Selection in the rakum palms has given rise to the sala group of cultivars of superior quality. Among them are ‘Sala MOR’ and ‘Sala sane’ ‘Sala Noenwong’ and the spineless’ ‘Sakum’. ‘Sala MOR’ and ‘Sala Sane’ originated from rakum grown near Bangkok.

            The sala cultivars do not grow as large as the rakum type e.g. leaves of ‘Sala Noenwong’ reach only 3 m this cultivar is further characterized by abundant suckering, long terminal leaflets and the light-brown colour of the fruit, which has an obtuse tip. ‘Sala MOR’ has leaves of about 4m length with shot terminal leaflets and has grayish-orange fruits with a beaked tip. The spineless ‘Sakum’ has leaves nearly as long (5m) as the rakum types and the fruit quality is not much better: there is only a little flesh covering the large stones. Both ‘sakum’ and rakum fruits are greyish orange with a short, pointed tip.

Husbandry

In a pure stand weeding is one of the main tasks during the first 1-3 years. A rotary grass cutter or herbicides (Glyphosate) are commonly used to control weeds. In mixed smallholder orchards and home gardens, shading reduces weed problems and hand weeding is practiced. In young non-bearing orchards, removing suckers is the most unpleasant chore, but a must. One or two stems per clump are sufficient for good yield. Dense clumps yield poorly and are difficult to harvest. Leaf pruning is not advisable, but may be necessary to facilitate orchard operations. Irrigation in the dry season, together with application of manure and 3-4 kg per clump of a complete fertilizer with a low N-content improves yield and fruit quality considerably.

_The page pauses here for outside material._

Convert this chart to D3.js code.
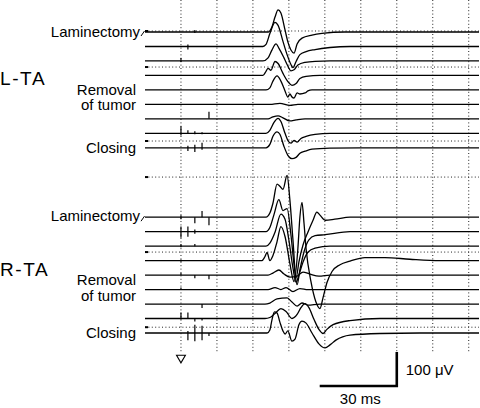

Hand pollination can also raise yields substantially.

Diseases and pets

Some diseases and pests have been observed, but as the crop is relatively new and minor, the study of the causal organisms and their control has not yet received much attention. Fruit rot sometimes occurs, especially during the rainy season. In rare instances weevils attack the growing point of the palm. A fruit-eating worm is also found. Rodents cause serious loss of fruit. Farmers control the damage by covering the large infructescence with chicken wire.

Yield

The average yield of rakum palm varies from 6 to 12 t/ha per year depending on cultivars.

Storage:

The fruit must he kept under cool, moist conditions after harvesting to prevent skin desiccation. The post-harvest technology has not yet been developed. Loose packing would be the best way to handle the fruit.  There is no commercial processing of rakum so for.

Future potential:

Growing sala cultivars of this fruit is turning out to be profitable and there exists a lot of scope for the expansion of rakum cultivation. To accomplish this, few problems of this fruit such as making the dense, spiny palms more manageable and to develop post-harvest techniques which will extend the market for this special fruit, need to be solved.

            This fruit should be promoted in other tropical countries too.